(Saved entries)
━━━━━━

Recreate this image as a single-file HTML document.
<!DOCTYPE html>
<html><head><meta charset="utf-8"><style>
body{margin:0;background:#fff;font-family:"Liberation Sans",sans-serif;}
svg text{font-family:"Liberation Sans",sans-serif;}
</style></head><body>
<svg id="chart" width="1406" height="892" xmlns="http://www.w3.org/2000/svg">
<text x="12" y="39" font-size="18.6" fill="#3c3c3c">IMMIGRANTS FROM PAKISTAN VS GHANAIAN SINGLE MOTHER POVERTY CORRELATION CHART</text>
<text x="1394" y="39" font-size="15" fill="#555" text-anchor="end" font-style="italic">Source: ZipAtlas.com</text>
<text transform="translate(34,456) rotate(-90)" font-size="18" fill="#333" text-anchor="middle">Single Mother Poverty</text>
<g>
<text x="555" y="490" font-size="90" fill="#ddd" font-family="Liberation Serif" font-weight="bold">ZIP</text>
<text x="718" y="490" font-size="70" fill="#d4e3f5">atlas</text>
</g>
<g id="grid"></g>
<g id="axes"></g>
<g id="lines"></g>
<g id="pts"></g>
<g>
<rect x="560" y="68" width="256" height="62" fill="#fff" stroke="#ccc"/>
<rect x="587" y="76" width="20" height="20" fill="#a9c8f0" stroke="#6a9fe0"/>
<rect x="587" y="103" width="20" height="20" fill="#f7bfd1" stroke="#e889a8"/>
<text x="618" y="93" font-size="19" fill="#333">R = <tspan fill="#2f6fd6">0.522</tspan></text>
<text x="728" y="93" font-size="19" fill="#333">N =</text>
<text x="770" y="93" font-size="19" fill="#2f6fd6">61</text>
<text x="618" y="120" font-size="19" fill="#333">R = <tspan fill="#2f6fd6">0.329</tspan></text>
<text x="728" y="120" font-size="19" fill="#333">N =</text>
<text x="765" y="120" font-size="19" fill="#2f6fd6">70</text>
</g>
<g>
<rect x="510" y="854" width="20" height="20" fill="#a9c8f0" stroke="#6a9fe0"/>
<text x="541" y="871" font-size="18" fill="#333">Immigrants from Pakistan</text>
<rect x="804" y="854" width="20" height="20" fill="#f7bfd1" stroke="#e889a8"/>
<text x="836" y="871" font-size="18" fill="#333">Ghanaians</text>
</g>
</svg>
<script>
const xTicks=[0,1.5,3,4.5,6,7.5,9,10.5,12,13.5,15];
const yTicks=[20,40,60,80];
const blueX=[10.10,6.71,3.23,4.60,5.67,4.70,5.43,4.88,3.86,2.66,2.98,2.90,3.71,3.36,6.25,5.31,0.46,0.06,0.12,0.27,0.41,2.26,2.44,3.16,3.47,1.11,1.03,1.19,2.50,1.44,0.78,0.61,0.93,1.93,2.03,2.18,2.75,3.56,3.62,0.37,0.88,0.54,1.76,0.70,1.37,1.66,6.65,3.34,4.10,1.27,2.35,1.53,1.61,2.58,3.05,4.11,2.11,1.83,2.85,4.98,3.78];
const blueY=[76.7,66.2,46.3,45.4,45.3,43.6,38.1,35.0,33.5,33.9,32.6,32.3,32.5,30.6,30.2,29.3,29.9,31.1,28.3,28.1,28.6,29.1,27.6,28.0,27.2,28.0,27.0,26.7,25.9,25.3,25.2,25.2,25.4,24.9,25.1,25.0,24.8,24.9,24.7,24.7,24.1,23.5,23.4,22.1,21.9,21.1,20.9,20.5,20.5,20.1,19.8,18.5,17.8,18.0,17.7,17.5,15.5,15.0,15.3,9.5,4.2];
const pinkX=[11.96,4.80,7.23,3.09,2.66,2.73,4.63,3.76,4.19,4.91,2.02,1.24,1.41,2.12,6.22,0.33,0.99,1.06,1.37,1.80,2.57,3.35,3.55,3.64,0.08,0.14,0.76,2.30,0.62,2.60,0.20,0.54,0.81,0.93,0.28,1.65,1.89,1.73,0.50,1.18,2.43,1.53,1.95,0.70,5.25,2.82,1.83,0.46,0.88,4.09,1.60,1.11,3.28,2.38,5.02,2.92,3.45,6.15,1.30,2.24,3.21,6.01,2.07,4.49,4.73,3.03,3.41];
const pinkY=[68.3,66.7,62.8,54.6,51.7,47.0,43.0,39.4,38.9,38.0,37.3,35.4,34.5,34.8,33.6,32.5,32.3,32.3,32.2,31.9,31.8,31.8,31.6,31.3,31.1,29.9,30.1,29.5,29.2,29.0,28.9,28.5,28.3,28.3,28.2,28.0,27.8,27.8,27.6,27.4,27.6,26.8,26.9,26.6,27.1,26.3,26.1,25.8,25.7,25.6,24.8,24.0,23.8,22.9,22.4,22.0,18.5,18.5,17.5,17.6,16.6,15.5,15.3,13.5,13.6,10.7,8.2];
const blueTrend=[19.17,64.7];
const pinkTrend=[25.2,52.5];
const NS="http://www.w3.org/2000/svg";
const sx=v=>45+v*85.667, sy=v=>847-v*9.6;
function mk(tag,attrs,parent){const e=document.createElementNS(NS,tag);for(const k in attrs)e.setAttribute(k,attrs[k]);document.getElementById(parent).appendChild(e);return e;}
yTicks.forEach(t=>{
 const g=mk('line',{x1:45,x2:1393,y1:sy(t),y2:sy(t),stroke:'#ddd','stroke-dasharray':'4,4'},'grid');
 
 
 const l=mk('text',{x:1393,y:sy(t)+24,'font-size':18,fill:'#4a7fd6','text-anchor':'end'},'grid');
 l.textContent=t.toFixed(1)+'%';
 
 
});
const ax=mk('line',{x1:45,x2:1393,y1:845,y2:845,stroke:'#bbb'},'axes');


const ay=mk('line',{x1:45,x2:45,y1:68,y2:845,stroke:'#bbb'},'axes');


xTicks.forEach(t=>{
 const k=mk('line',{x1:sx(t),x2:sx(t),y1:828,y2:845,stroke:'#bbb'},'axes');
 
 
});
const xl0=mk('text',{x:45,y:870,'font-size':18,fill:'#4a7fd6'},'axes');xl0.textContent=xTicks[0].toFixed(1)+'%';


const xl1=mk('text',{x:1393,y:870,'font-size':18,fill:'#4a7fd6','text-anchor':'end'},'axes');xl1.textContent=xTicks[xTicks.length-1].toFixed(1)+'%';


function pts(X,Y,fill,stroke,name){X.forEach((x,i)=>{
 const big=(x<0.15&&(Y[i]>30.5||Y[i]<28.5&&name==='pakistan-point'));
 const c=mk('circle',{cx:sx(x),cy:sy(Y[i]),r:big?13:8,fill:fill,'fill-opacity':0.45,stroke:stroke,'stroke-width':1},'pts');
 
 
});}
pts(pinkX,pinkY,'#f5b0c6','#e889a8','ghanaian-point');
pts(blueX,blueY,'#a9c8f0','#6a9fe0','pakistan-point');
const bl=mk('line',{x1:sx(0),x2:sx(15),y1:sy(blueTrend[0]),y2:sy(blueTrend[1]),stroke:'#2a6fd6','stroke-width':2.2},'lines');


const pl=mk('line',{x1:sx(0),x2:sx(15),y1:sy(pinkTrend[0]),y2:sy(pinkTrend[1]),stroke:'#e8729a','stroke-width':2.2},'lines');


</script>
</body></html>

━━━━━━

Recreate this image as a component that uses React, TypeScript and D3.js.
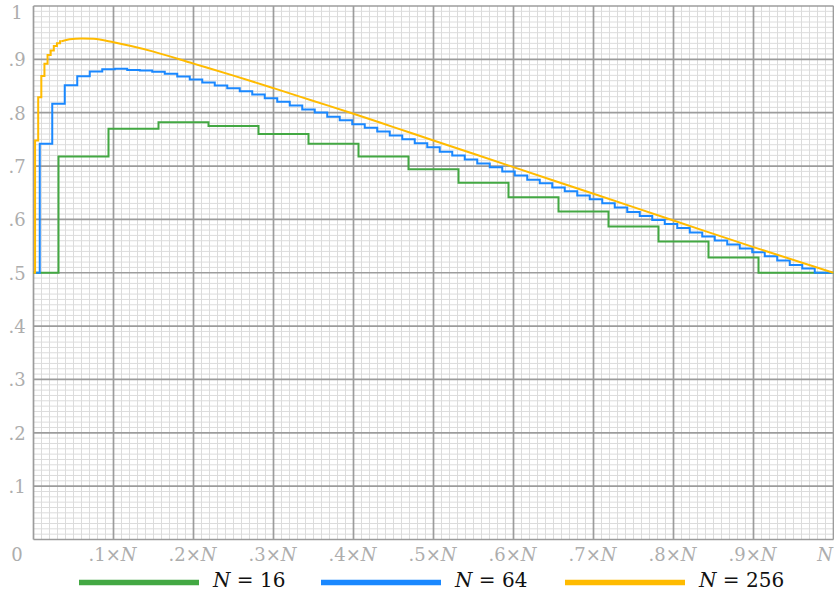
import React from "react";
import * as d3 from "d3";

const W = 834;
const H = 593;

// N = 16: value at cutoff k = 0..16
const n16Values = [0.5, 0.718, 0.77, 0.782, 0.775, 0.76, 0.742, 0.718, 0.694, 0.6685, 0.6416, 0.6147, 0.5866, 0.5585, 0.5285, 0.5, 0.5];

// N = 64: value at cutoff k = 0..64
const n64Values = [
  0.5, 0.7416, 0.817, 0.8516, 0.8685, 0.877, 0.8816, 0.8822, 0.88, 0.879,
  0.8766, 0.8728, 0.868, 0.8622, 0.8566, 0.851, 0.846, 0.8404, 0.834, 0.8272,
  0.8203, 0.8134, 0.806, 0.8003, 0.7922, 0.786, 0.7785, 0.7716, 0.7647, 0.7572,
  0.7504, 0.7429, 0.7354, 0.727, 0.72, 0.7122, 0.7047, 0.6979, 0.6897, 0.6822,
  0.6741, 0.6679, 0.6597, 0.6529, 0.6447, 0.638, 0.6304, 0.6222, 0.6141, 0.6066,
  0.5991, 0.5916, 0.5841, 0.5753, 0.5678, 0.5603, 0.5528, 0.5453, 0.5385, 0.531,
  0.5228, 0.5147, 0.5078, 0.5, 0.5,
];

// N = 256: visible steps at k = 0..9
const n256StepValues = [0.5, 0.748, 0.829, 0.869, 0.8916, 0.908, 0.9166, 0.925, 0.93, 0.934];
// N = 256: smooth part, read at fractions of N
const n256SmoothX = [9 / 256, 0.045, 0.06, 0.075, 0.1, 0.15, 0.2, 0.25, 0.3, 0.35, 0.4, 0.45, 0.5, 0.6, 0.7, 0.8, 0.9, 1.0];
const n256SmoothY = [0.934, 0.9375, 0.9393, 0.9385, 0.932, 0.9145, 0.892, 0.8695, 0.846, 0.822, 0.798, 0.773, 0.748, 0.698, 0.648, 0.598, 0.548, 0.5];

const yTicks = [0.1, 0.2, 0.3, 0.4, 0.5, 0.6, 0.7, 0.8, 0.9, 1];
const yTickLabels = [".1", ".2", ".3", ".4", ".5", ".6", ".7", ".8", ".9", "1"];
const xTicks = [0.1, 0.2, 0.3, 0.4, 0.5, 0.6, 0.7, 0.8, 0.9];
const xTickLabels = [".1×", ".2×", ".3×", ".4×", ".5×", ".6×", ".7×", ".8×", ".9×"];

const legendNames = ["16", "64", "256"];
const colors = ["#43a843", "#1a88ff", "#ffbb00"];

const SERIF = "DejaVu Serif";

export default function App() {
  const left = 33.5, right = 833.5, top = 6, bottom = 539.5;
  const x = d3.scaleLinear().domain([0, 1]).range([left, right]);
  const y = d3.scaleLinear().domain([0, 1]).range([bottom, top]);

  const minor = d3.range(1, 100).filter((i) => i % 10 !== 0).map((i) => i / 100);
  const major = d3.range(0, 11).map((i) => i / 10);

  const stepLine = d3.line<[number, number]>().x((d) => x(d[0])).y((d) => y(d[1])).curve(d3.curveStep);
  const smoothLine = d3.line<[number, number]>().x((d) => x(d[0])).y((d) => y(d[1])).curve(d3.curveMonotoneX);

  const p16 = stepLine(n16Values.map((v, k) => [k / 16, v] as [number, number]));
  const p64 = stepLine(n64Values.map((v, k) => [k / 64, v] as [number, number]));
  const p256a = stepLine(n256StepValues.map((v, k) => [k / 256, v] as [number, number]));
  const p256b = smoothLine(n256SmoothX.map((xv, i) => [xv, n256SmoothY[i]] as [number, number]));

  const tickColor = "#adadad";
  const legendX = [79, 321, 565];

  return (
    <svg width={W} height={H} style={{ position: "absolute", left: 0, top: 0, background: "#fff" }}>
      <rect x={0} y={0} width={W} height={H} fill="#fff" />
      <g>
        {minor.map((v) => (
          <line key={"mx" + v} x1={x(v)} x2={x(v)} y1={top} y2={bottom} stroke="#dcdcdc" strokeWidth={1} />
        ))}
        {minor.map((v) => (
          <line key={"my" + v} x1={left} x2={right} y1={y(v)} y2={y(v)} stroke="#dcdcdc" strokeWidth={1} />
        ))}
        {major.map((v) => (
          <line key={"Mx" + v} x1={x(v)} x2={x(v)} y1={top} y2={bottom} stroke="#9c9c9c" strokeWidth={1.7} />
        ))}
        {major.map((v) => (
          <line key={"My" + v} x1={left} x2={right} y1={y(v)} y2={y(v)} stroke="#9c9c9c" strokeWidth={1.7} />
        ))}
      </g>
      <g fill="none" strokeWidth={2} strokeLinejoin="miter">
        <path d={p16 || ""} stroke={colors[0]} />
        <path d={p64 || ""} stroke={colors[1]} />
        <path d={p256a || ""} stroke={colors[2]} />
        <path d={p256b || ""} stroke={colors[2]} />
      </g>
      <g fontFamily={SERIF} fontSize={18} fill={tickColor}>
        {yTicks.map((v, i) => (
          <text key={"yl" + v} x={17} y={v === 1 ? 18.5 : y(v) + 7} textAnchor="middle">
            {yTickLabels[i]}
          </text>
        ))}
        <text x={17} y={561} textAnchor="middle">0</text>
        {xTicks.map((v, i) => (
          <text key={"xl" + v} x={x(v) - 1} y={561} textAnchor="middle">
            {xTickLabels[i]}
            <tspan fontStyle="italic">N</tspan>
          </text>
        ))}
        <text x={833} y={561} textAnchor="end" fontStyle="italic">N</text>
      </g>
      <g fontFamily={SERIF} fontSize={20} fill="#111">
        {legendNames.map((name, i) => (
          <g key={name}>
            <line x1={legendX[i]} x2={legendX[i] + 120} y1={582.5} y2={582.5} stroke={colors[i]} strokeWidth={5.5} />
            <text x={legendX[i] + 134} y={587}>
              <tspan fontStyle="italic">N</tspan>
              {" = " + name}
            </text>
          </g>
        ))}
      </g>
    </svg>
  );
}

━━━━━━

Word for word, restate the lines beginning with the one that has "Recreate this image as a component" and ending with the one that has "0.5285, 0.5, 0.5];". Keep both ends and skip any pictures.

Recreate this image as a component that uses React, TypeScript and D3.js.
import React from "react";
import * as d3 from "d3";

const W = 834;
const H = 593;

// N = 16: value at cutoff k = 0..16
const n16Values = [0.5, 0.718, 0.77, 0.782, 0.775, 0.76, 0.742, 0.718, 0.694, 0.6685, 0.6416, 0.6147, 0.5866, 0.5585, 0.5285, 0.5, 0.5];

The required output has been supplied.